Conde declined to say in yesterday’s interview whether the concession would be offered to bidders again or given back to Rio Tinto should BSGR’s contract be canceled. “It’s in the hands of the justice, I cannot speak about it,” he said.

Final Hearing

The final hearing of a government committee probing how BSGR acquired the ground will be held Dec. 10 in the capital Conakry, according to a letter sent to BSGR’s venture in Guinea two weeks ago and seen by Bloomberg News. It asks BSGR to clarify responses to allegations made last year that payments and gifts were given to government and military officials from 2005 to help it obtain the site. BSGR has denied these claims.

BSGR said the review is an attempt to “expropriate illegally” its mining rights, including the Simandou deposit. Vale lost 0.5 percent to 32.51 reais at 11:49 a.m. in Sao Paulo trading today.

Conde said he met yesterday with Rio and its Chinese partner in the Simandou concession, Aluminum Corp. of China, or Chinalco.

“We all expressed our will to go very fast, as iron prices are going up with China and Japan starting steel projects,” he said, without giving a date for the start of mining.

Bauxite Plans

Guinea in March announced plans to more than triple bauxite production capacity by 2020 as Chinese demand for the metal is forecast to rise.

The West African nation, the largest exporter of the mineral that makes aluminum, has eight projects under development including a deal with Mubadala of Abu Dhabi to boost production capacity of the Cie des Bauxites de Guinee and one with United Co.
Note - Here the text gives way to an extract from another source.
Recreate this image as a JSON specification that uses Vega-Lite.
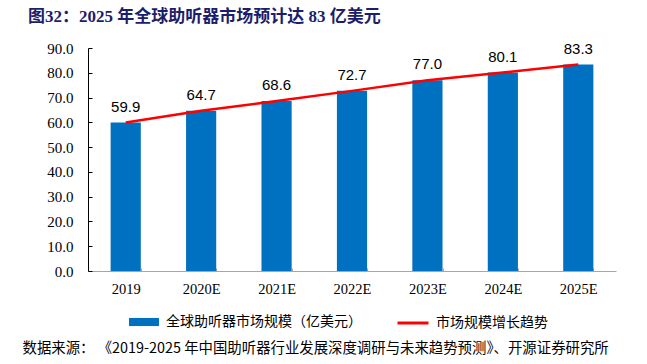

Rusal to build an alumina refinery.

Conde said another agreement will be signed today with Mubadala.

“What we want is to have long-term strategic ties with mining companies, similar to what Botswana has with diamond producer De Beers, so that market fluctuations don’t have an impact on our relations,” Conde said. “Our aim is to have total transparency.”

The southern African nation of Botswana is the largest producer of the gem. Anglo American Plc bought a 40 percent stake in De Beers last year, increasing its holding to 85 percent, and moved its gem-sorting and trading operations to the Botswanan capital of Gaborone from London. The government owns the remaining 15 percent stake in De Beers.